Total agreement with other selves and structured reflection are difficult for me but I strongly believe that inter-personal dialogue (between selves) and reflection creates future knowledge by constantly revisiting narratives of where we once were and where we have been in our lived experiences; it is via this process that, consciously or unconsciously, we shape our ‘self’. By accumulating knowledge one is then in a position to recreate these structures by putting one’s ‘self’ in the very structures it was once part of; only, after the self has negotiated with this environment can this newly qualified ‘self’ approach these structures from a completely different perspective. The phenomenological transition from pupil to student, student to teacher, teacher to academic, non person to citizen to self comes to fruition by hard work, sacrifice and discipline.

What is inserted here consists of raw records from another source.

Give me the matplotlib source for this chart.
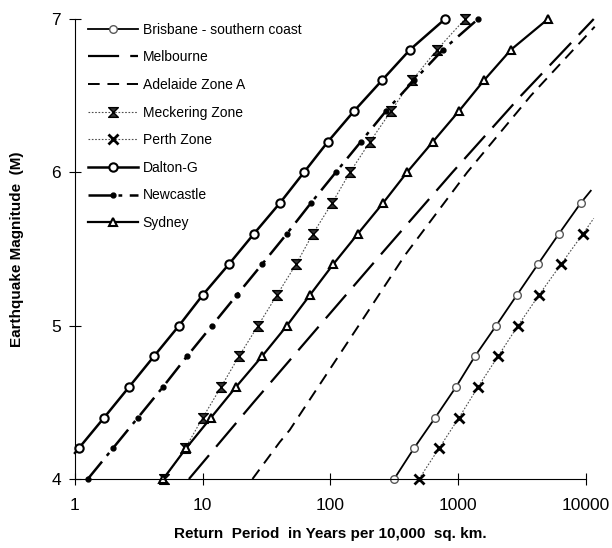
import matplotlib
matplotlib.use("Agg")
from matplotlib import pyplot as plt
from matplotlib.path import Path
import numpy as np

plt.rcParams['font.family'] = ['Liberation Sans', 'DejaVu Sans']

# magnitudes and return periods (years per 10,000 sq. km)
bris_m = [4.0, 4.2, 4.4, 4.6, 4.8, 5.0, 5.2, 5.4, 5.6, 5.8, 5.88]
bris_t = [315, 450, 660, 960, 1350, 1980, 2880, 4200, 6150, 9100, 10900]

melb_m = [4.0, 4.5, 5.0, 5.5, 6.0, 6.5, 7.0]
melb_t = [7.8, 25, 82, 270, 900, 3100, 11500]

adel_m = [4.0, 4.24, 4.32, 5.0, 5.46, 6.0, 6.5, 6.95]
adel_t = [24.5, 40, 48, 166, 383, 1175, 3700, 11700]

meck_m = [4.0, 4.2, 4.4, 4.6, 4.8, 5.0, 5.2, 5.4, 5.6, 5.8, 6.0, 6.2, 6.4, 6.6, 6.8, 7.0]
meck_t = [5.0, 7.3, 10.0, 13.9, 19.2, 27.1, 38.1, 53.7, 72.9, 103, 142, 204, 298, 435, 682, 1130]

perth_m = [4.0, 4.2, 4.4, 4.6, 4.8, 5.0, 5.2, 5.4, 5.6, 5.7]
perth_t = [493, 707, 1014, 1428, 2047, 2936, 4287, 6370, 9480, 11500]

dalt_m = [4.17, 4.2, 4.4, 4.6, 4.8, 5.0, 5.2, 5.4, 5.6, 5.8, 6.0, 6.2, 6.4, 6.6, 6.8, 7.0]
dalt_t = [1.0, 1.07, 1.69, 2.65, 4.15, 6.52, 10.0, 16.0, 25.2, 40.2, 62, 95.5, 153, 253, 419, 788]

newc_m = [4.0, 4.2, 4.4, 4.6, 4.8, 5.0, 5.2, 5.4, 5.6, 5.8, 6.0, 6.2, 6.4, 6.6, 6.8, 7.0]
newc_t = [1.26, 1.98, 3.11, 4.88, 7.53, 11.8, 18.5, 29.1, 45.6, 70.3, 110, 173, 272, 451, 760, 1430]

syd_m = [4.0, 4.2, 4.4, 4.6, 4.8, 5.0, 5.2, 5.4, 5.6, 5.8, 6.0, 6.2, 6.4, 6.6, 6.8, 7.0]
syd_t = [4.9, 7.4, 11.6, 18.2, 29.1, 45.6, 69.1, 105, 164, 258, 397, 634, 1014, 1591, 2589, 5040]

# hourglass marker for Meckering
hourglass = Path([(-1, 1), (1, 1), (-1, -1), (1, -1), (-1, 1)],
                 [Path.MOVETO, Path.LINETO, Path.LINETO, Path.LINETO, Path.CLOSEPOLY])

fig = plt.figure(figsize=(6.12, 5.48), dpi=100)
ax = fig.add_axes([0.1225, 0.1259, 0.835, 0.8394])

ax.plot(bris_t, bris_m, color='black', lw=1.3, marker='o', ms=5.5, mfc='white',
        mec='0.35', mew=1.0, markevery=list(range(10)), clip_on=False,
        label='Brisbane - southern coast')
ax.plot(melb_t, melb_m, color='black', lw=1.6, dashes=(14, 5), clip_on=False,
        label='Melbourne')
ax.plot(adel_t, adel_m, color='black', lw=1.4, dashes=(6, 4), clip_on=False,
        label='Adelaide Zone A')
ax.plot(meck_t, meck_m, color='0.3', lw=0.8, dashes=(1.5, 1.5), marker=hourglass,
        ms=7, mfc='0.2', mec='black', mew=1.0, clip_on=False, label='Meckering Zone')
ax.plot(perth_t, perth_m, color='0.3', lw=0.8, dashes=(1.5, 1.5), marker='x', ms=7,
        mec='black', mew=2.0, markevery=list(range(9)), clip_on=False,
        label='Perth Zone')
ax.plot(dalt_t, dalt_m, color='black', lw=1.8, marker='o', ms=6, mfc='white',
        mec='black', mew=1.5, markevery=list(range(1, 16)), clip_on=False,
        label='Dalton-G')
ax.plot(newc_t, newc_m, color='black', lw=1.8, dashes=(9, 3, 1.5, 3), marker='o',
        ms=3.5, clip_on=False, label='Newcastle')
ax.plot(syd_t, syd_m, color='black', lw=1.6, marker='^', ms=6, mfc='white',
        mec='black', mew=1.5, clip_on=False, label='Sydney')

ax.set_xscale('log')
ax.set_xlim(1, 10000)
ax.set_ylim(4, 7)
ax.set_xticks([1, 10, 100, 1000, 10000])
ax.set_xticklabels(['1', '10', '100', '1000', '10000'])
ax.xaxis.set_minor_locator(matplotlib.ticker.NullLocator())
ax.set_yticks([4, 5, 6, 7])
ax.tick_params(direction='inout', length=8, width=0.8, labelsize=12.5, pad=6)
ax.tick_params(axis='x', pad=10)

for s in ['top', 'right']:
    ax.spines[s].set_visible(False)
for s in ['left', 'bottom']:
    ax.spines[s].set_linewidth(0.8)

ax.set_xlabel('Return  Period  in Years per 10,000  sq. km.', fontsize=11,
              fontweight='bold', labelpad=10)
ax.set_ylabel('Earthquake Magnitude  (M)', fontsize=11, fontweight='bold',
              labelpad=20)

ax.legend(loc='upper left', bbox_to_anchor=(0.01, 1.01), frameon=False, fontsize=10,
          handlelength=3.6, handletextpad=0.3, labelspacing=0.98, borderaxespad=0.2)

fig.savefig('out.png', dpi=100)
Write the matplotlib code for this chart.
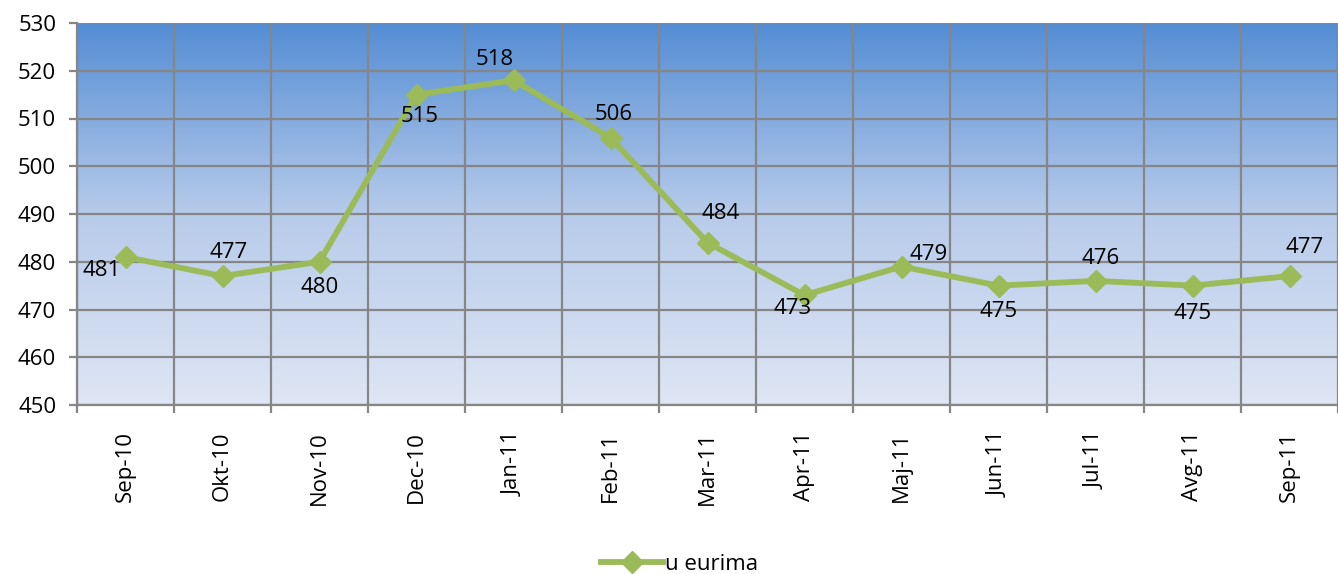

Although, when the self takes this lived experience and surpasses its original restrictions, the self becomes a more wisely, more learned, more patient self who’s main desire is to impart, create and assist others in discovering this ‘spark’, within themselves. Others feed and nurture the individual’s discovery of self until it eventually realises that it too has become the teacher, the passer on of learning, of discovery and of self. The self has become, or rather, is always becoming, itself.